* START EXERCISE DATA *

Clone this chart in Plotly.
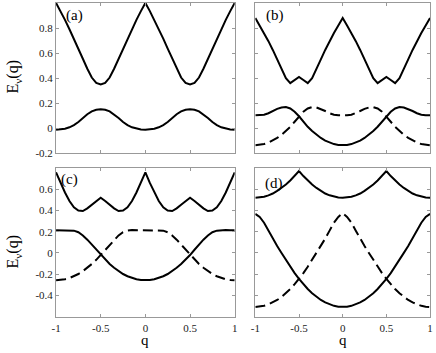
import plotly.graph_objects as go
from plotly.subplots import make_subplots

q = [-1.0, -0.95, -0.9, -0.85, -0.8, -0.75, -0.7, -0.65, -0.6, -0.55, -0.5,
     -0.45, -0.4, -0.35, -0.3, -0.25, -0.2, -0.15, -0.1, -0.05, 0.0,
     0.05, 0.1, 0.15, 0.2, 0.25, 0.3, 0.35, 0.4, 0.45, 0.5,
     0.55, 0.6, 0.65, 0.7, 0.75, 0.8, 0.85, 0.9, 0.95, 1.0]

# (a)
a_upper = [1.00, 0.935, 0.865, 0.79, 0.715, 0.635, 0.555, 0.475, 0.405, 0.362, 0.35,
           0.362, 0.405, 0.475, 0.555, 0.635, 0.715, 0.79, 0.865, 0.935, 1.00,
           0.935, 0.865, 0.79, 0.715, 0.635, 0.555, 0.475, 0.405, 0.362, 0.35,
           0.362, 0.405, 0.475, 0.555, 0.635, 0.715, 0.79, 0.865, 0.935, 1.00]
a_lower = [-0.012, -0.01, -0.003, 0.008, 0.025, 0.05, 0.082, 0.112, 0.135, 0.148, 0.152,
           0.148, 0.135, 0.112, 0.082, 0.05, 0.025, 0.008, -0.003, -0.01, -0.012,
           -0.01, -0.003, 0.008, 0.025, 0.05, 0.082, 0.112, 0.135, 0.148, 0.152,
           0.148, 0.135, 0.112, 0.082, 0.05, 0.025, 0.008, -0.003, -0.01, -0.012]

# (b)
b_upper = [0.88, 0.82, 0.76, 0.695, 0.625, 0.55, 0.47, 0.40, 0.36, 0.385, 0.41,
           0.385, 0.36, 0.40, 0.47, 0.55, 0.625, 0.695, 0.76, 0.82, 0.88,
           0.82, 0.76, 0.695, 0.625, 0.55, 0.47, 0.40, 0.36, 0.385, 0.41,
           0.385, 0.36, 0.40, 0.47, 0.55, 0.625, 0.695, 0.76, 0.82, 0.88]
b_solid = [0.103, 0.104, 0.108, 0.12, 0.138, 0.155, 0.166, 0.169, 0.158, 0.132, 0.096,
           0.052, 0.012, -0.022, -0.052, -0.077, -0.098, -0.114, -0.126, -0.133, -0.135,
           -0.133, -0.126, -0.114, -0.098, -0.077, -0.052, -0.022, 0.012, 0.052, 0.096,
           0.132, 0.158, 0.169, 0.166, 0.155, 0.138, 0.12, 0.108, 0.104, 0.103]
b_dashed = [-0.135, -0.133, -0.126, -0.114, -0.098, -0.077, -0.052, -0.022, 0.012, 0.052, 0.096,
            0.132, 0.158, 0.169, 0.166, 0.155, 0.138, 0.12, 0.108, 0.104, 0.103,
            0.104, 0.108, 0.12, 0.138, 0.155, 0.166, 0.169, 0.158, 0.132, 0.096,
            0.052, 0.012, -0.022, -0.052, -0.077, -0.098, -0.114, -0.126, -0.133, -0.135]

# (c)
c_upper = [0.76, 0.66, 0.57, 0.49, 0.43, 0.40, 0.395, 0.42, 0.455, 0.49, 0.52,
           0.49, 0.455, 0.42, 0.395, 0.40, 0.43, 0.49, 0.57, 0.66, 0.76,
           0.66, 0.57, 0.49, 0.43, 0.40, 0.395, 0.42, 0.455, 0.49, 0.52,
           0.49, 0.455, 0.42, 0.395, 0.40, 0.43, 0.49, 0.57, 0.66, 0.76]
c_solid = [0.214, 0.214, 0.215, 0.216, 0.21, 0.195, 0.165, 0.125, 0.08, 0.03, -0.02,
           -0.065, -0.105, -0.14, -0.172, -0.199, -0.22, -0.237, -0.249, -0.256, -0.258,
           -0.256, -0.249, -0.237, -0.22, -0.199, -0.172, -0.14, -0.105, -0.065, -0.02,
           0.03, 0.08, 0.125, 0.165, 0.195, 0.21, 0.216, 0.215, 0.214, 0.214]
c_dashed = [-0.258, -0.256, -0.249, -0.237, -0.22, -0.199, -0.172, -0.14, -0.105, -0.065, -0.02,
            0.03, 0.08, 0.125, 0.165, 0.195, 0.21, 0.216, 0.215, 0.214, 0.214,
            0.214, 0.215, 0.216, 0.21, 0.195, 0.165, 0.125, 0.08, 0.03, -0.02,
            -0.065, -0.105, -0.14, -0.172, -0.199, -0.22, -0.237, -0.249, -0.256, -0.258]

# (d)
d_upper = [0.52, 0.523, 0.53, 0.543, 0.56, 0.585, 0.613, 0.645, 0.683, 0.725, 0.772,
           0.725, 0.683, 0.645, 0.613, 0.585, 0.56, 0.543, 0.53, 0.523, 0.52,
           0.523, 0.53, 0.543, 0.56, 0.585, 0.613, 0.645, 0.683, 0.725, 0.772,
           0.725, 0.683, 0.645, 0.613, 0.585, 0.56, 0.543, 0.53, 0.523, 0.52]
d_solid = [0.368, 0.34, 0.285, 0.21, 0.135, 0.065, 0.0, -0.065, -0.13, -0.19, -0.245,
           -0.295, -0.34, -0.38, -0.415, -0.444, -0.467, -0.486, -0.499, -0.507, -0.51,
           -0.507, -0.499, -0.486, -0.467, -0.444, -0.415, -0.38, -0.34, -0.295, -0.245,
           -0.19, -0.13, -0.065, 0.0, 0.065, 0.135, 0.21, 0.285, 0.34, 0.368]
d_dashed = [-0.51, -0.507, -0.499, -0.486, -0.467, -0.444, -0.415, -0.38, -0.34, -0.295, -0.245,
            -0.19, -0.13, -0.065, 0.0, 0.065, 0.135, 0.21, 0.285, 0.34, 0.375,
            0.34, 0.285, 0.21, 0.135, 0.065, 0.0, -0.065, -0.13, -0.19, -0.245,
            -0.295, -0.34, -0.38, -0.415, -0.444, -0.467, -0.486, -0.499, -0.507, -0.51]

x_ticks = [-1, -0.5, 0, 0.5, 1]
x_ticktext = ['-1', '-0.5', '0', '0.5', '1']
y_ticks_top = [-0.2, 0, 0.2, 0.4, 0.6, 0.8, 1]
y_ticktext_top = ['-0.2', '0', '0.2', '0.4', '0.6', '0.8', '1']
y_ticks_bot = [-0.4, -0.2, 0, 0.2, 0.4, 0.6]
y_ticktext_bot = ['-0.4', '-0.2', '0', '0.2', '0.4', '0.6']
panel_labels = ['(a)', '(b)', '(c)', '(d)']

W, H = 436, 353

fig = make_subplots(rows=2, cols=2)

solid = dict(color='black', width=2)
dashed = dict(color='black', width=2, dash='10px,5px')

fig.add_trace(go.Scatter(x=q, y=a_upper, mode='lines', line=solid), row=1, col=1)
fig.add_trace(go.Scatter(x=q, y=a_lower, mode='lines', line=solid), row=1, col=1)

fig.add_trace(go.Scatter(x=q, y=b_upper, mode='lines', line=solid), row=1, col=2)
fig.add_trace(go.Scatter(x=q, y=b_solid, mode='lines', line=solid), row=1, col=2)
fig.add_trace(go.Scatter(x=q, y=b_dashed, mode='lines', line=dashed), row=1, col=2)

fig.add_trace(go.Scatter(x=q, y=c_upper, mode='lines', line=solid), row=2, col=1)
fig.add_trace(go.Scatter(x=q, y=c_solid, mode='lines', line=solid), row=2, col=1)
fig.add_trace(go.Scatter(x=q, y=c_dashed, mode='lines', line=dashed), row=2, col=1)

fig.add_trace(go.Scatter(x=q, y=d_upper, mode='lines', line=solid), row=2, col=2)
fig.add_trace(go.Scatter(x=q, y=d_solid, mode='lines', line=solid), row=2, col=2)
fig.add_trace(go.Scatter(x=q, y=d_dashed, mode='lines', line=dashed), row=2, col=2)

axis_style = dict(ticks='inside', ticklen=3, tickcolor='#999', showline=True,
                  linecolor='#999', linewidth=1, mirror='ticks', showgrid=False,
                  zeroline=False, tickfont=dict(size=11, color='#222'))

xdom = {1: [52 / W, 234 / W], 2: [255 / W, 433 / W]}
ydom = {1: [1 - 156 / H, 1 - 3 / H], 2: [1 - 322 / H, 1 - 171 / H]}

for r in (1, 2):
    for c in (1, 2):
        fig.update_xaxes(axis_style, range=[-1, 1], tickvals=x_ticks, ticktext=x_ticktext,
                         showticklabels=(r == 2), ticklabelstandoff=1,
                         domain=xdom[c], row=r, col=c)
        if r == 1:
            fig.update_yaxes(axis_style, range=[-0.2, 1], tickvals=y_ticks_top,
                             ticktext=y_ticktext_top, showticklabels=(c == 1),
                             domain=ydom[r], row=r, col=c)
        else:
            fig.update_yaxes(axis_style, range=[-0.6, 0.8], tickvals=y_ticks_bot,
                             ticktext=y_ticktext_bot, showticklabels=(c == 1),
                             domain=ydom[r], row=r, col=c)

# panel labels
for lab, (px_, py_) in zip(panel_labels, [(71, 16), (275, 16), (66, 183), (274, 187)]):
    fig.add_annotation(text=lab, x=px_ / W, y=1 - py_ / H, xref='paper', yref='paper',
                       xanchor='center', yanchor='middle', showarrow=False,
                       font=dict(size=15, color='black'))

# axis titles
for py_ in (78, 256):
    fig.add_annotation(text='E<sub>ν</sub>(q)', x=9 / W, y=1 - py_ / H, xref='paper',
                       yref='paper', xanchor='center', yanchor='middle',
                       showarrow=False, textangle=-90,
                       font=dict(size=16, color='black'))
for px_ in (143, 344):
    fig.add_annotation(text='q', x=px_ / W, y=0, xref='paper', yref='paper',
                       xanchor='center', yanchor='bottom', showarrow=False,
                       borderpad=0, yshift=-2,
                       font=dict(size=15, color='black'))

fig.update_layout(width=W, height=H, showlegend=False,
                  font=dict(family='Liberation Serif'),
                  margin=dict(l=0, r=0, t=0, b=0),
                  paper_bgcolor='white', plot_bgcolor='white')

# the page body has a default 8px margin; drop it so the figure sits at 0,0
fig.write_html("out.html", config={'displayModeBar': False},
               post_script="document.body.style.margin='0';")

* END EXERCISE DATA *
* START EXERCISE DATA *

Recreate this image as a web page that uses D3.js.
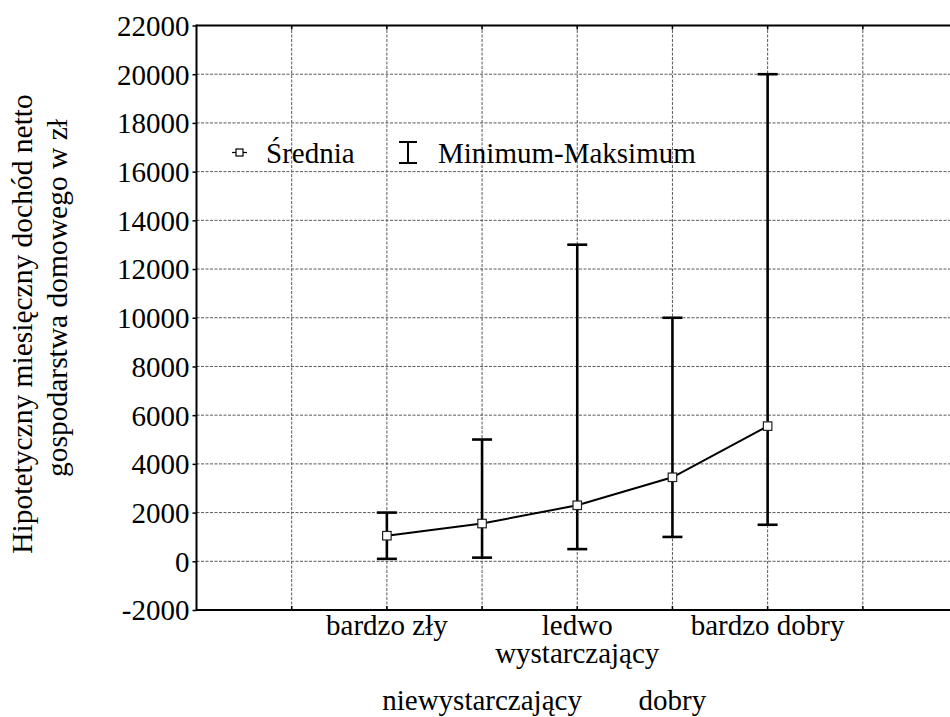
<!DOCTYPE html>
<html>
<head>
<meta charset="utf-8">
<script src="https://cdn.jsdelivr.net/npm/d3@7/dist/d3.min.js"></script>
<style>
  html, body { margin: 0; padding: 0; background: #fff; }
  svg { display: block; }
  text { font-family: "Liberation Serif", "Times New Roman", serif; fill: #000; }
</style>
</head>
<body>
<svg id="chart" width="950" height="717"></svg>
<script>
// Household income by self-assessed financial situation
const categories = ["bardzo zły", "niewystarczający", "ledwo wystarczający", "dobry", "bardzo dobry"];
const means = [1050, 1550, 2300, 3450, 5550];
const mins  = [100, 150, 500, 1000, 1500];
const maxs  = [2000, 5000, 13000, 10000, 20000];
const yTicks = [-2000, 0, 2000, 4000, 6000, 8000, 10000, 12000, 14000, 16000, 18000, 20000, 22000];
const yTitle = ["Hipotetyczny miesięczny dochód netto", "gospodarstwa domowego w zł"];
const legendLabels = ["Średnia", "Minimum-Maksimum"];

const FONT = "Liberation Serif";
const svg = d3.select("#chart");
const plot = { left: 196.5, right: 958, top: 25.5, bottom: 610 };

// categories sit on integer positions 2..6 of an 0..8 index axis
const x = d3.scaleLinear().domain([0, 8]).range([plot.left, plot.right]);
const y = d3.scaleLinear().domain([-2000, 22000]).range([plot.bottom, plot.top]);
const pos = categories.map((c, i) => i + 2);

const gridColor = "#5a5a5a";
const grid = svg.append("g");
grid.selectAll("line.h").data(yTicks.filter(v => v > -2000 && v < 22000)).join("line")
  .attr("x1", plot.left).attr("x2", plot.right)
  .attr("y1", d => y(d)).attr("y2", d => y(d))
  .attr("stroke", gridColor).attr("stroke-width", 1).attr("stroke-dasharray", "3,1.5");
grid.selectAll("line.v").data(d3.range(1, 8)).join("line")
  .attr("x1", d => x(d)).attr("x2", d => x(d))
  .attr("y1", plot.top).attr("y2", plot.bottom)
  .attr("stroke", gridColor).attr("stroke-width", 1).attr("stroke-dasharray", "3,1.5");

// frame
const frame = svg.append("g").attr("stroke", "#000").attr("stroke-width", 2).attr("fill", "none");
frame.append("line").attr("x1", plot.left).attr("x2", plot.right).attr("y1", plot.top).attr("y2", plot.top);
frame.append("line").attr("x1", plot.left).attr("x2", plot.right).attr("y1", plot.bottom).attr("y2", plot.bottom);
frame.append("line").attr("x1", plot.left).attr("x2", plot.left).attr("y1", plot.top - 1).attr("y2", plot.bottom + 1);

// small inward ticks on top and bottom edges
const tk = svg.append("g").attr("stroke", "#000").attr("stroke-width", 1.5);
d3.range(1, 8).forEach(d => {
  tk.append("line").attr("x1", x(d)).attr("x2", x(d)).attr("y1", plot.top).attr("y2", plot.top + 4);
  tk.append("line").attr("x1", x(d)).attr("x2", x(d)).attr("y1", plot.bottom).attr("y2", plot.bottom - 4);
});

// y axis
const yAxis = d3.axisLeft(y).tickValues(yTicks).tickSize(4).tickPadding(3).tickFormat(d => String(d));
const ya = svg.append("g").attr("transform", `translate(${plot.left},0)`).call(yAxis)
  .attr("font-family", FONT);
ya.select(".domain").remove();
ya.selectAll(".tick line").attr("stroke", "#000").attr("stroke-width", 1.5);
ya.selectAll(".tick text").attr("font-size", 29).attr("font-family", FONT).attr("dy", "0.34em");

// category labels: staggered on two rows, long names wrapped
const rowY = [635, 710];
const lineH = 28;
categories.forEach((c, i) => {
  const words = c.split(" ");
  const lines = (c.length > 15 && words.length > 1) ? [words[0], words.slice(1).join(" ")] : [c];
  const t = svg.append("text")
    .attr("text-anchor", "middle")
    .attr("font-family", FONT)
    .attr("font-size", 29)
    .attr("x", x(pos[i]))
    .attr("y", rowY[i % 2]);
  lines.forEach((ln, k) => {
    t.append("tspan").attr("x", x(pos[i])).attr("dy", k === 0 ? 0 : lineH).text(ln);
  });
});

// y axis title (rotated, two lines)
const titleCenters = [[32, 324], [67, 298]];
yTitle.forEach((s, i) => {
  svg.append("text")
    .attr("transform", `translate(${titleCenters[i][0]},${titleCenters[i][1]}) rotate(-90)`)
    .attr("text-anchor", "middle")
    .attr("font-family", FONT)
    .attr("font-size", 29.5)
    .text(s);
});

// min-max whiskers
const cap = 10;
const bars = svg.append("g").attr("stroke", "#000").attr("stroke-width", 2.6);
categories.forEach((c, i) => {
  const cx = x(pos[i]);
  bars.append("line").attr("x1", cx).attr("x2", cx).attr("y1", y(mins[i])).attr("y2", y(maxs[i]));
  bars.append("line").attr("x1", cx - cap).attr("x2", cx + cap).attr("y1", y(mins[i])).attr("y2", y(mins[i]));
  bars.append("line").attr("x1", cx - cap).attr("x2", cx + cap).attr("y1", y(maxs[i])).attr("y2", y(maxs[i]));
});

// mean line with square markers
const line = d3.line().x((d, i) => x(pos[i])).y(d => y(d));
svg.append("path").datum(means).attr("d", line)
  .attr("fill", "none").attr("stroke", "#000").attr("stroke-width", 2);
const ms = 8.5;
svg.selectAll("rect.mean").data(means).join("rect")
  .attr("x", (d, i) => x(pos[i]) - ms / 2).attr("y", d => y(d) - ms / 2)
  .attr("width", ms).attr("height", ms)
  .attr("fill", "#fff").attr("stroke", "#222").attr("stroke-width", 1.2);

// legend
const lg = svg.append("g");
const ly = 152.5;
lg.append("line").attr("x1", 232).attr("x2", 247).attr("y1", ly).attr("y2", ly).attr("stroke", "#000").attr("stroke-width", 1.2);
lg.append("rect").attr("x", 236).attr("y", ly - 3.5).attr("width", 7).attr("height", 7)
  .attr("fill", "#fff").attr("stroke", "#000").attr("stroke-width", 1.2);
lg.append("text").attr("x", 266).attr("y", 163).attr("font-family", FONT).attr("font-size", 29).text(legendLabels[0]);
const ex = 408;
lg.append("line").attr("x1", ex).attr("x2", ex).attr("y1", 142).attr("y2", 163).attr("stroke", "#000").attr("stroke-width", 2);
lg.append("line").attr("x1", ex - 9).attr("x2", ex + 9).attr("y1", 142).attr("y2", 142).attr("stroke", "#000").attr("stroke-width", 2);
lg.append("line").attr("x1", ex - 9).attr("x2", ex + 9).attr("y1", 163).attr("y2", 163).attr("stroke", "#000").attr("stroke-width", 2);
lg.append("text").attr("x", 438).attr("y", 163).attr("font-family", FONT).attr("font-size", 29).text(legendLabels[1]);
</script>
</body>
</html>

* END EXERCISE DATA *
* START EXERCISE DATA *

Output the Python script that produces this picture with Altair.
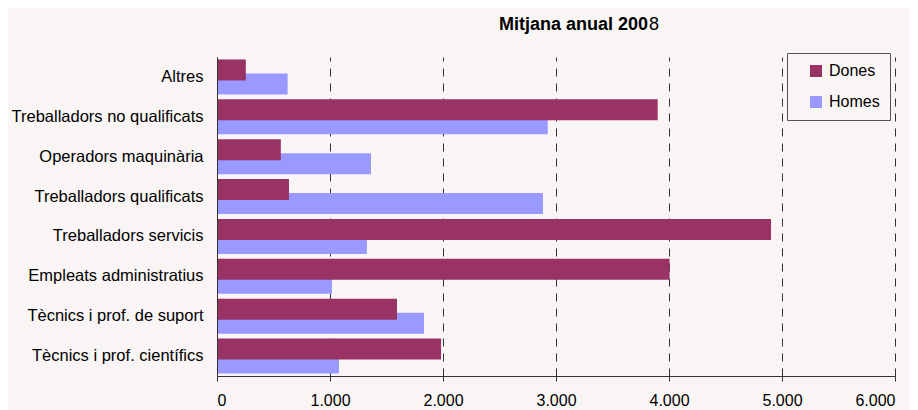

* END EXERCISE DATA *

● **EXERCISE OBJECTIVE**:
Transcribe only the lines from the line holding "Clone this chart in Plotly." through the line holding "-0.126, -0.133, -0.135]", inclusive, without any of the pictures.

● **COMPLETE OUTPUT**:
Clone this chart in Plotly.
import plotly.graph_objects as go
from plotly.subplots import make_subplots

q = [-1.0, -0.95, -0.9, -0.85, -0.8, -0.75, -0.7, -0.65, -0.6, -0.55, -0.5,
     -0.45, -0.4, -0.35, -0.3, -0.25, -0.2, -0.15, -0.1, -0.05, 0.0,
     0.05, 0.1, 0.15, 0.2, 0.25, 0.3, 0.35, 0.4, 0.45, 0.5,
     0.55, 0.6, 0.65, 0.7, 0.75, 0.8, 0.85, 0.9, 0.95, 1.0]

# (a)
a_upper = [1.00, 0.935, 0.865, 0.79, 0.715, 0.635, 0.555, 0.475, 0.405, 0.362, 0.35,
           0.362, 0.405, 0.475, 0.555, 0.635, 0.715, 0.79, 0.865, 0.935, 1.00,
           0.935, 0.865, 0.79, 0.715, 0.635, 0.555, 0.475, 0.405, 0.362, 0.35,
           0.362, 0.405, 0.475, 0.555, 0.635, 0.715, 0.79, 0.865, 0.935, 1.00]
a_lower = [-0.012, -0.01, -0.003, 0.008, 0.025, 0.05, 0.082, 0.112, 0.135, 0.148, 0.152,
           0.148, 0.135, 0.112, 0.082, 0.05, 0.025, 0.008, -0.003, -0.01, -0.012,
           -0.01, -0.003, 0.008, 0.025, 0.05, 0.082, 0.112, 0.135, 0.148, 0.152,
           0.148, 0.135, 0.112, 0.082, 0.05, 0.025, 0.008, -0.003, -0.01, -0.012]

# (b)
b_upper = [0.88, 0.82, 0.76, 0.695, 0.625, 0.55, 0.47, 0.40, 0.36, 0.385, 0.41,
           0.385, 0.36, 0.40, 0.47, 0.55, 0.625, 0.695, 0.76, 0.82, 0.88,
           0.82, 0.76, 0.695, 0.625, 0.55, 0.47, 0.40, 0.36, 0.385, 0.41,
           0.385, 0.36, 0.40, 0.47, 0.55, 0.625, 0.695, 0.76, 0.82, 0.88]
b_solid = [0.103, 0.104, 0.108, 0.12, 0.138, 0.155, 0.166, 0.169, 0.158, 0.132, 0.096,
           0.052, 0.012, -0.022, -0.052, -0.077, -0.098, -0.114, -0.126, -0.133, -0.135,
           -0.133, -0.126, -0.114, -0.098, -0.077, -0.052, -0.022, 0.012, 0.052, 0.096,
           0.132, 0.158, 0.169, 0.166, 0.155, 0.138, 0.12, 0.108, 0.104, 0.103]
b_dashed = [-0.135, -0.133, -0.126, -0.114, -0.098, -0.077, -0.052, -0.022, 0.012, 0.052, 0.096,
            0.132, 0.158, 0.169, 0.166, 0.155, 0.138, 0.12, 0.108, 0.104, 0.103,
            0.104, 0.108, 0.12, 0.138, 0.155, 0.166, 0.169, 0.158, 0.132, 0.096,
            0.052, 0.012, -0.022, -0.052, -0.077, -0.098, -0.114, -0.126, -0.133, -0.135]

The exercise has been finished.